C++ char8_t Keyword

The char8_t keyword in C++ represents an 8-bit data type introduced in C++20 for storing UTF-8 encoded characters. It provides a distinct type for handling UTF-8 strings, making code more readable and improving type safety when working with Unicode text. Unlike char, which could ambiguously represent text or binary data, char8_t is specifically designed for UTF-8 character encoding.

Strings using char8_t are prefixed with u8, and their type is const char8_t*.


Syntax

</>
Copy
char8_t variable_name = u8'character';
const char8_t* string_name = u8"string";
char8_t
The keyword for declaring a variable to store an 8-bit UTF-8 character.
variable_name
The name of the variable to store the UTF-8 character.
u8
A prefix used for UTF-8 encoded strings or characters.

Examples

Example 1: Declaring a UTF-8 Character

This example demonstrates how to declare a char8_t variable and print its value as a character and integer.

</>
Copy
#include <iostream>
using namespace std;

int main() {
    char8_t ch = u8'A'; // Declare a UTF-8 character
    cout << "Character: " << (char)ch << endl;
    cout << "ASCII Value: " << (int)ch << endl;
    return 0;
}

Output:

Character: A
ASCII Value: 65

Explanation:

  1. The char8_t variable ch is initialized with u8'A', representing a UTF-8 character.
  2. The character is cast to char for display in the first output line.
  3. The character is cast to int to print its ASCII value, which is 65.
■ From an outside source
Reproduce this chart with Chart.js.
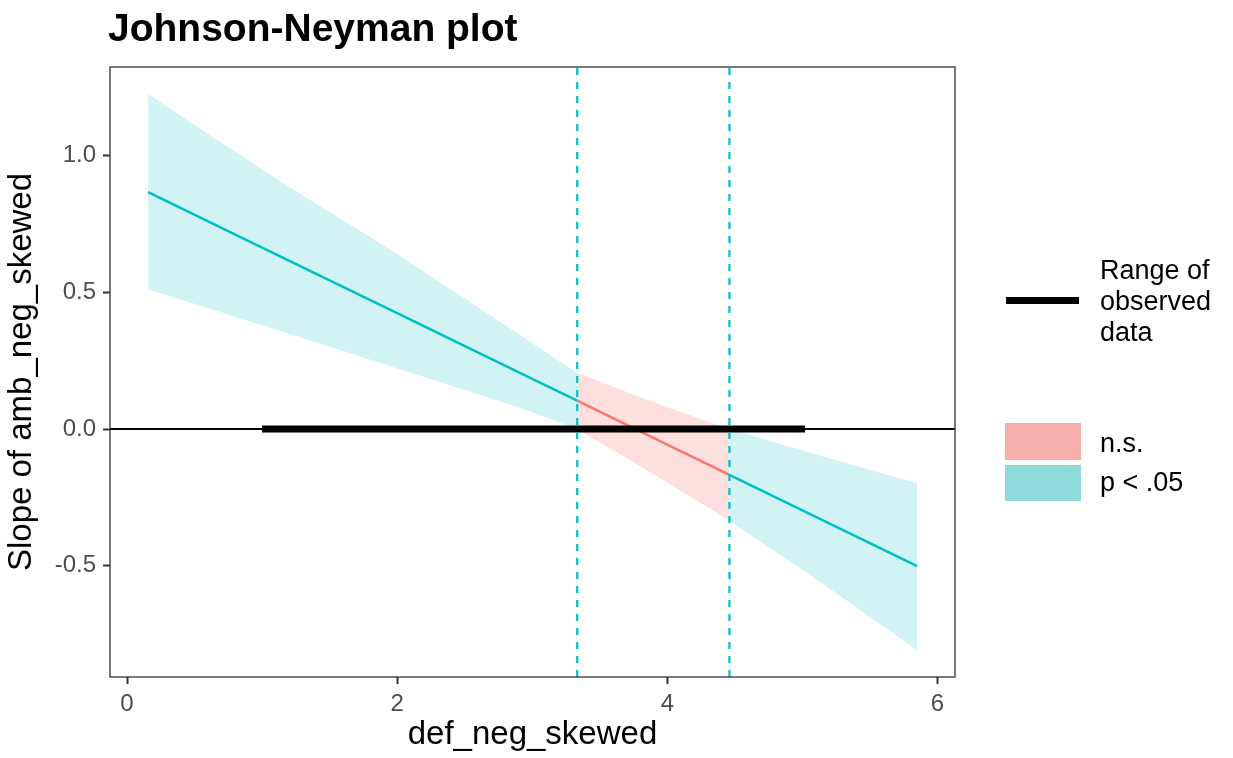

Example 2: Using a UTF-8 String

This example demonstrates how to declare and print a UTF-8 encoded string using char8_t.

</>
Copy
#include <iostream>
using namespace std;

int main() {
    const char8_t* message = u8"Hello, UTF-8!";
    cout << "Message: " << (const char*)message << endl;
    return 0;
}

Output:

Message: Hello, UTF-8!

Explanation:

  1. The string u8"Hello, UTF-8!" is a UTF-8 encoded string stored in a const char8_t* variable.
  2. The string is cast to const char* before printing, as cout does not directly support char8_t.
  3. The program prints the UTF-8 string as expected.

Example 3: UTF-8 with Non-ASCII Characters

This example shows how to use char8_t with UTF-8 encoded non-ASCII characters.

</>
Copy
#include <iostream>
#include <string>
using namespace std;

int main() {
    const char8_t* utf8Str = u8"こんにちは"; // "Hello" in Japanese
    cout << "UTF-8 String: " << (const char*)utf8Str << endl;
    return 0;
}

Output:

UTF-8 String: こんにちは

Explanation:

  1. The string u8"こんにちは" is UTF-8 encoded and stored in a const char8_t* variable.
  2. The string is cast to const char* for display, as cout does not natively support char8_t.
  3. The program prints the UTF-8 encoded string correctly, showing “こんにちは.”

Key Points about char8_t Keyword

  1. char8_t is an 8-bit data type introduced in C++20 for handling UTF-8 encoded characters.
  2. Strings using char8_t must be prefixed with u8.
  3. The char8_t type improves type safety when working with Unicode text.
  4. Direct output of char8_t variables requires explicit casting to char or const char* for compatibility with std::cout.
  5. Use char8_t when working with UTF-8 strings for better clarity and standards compliance in modern C++ programs.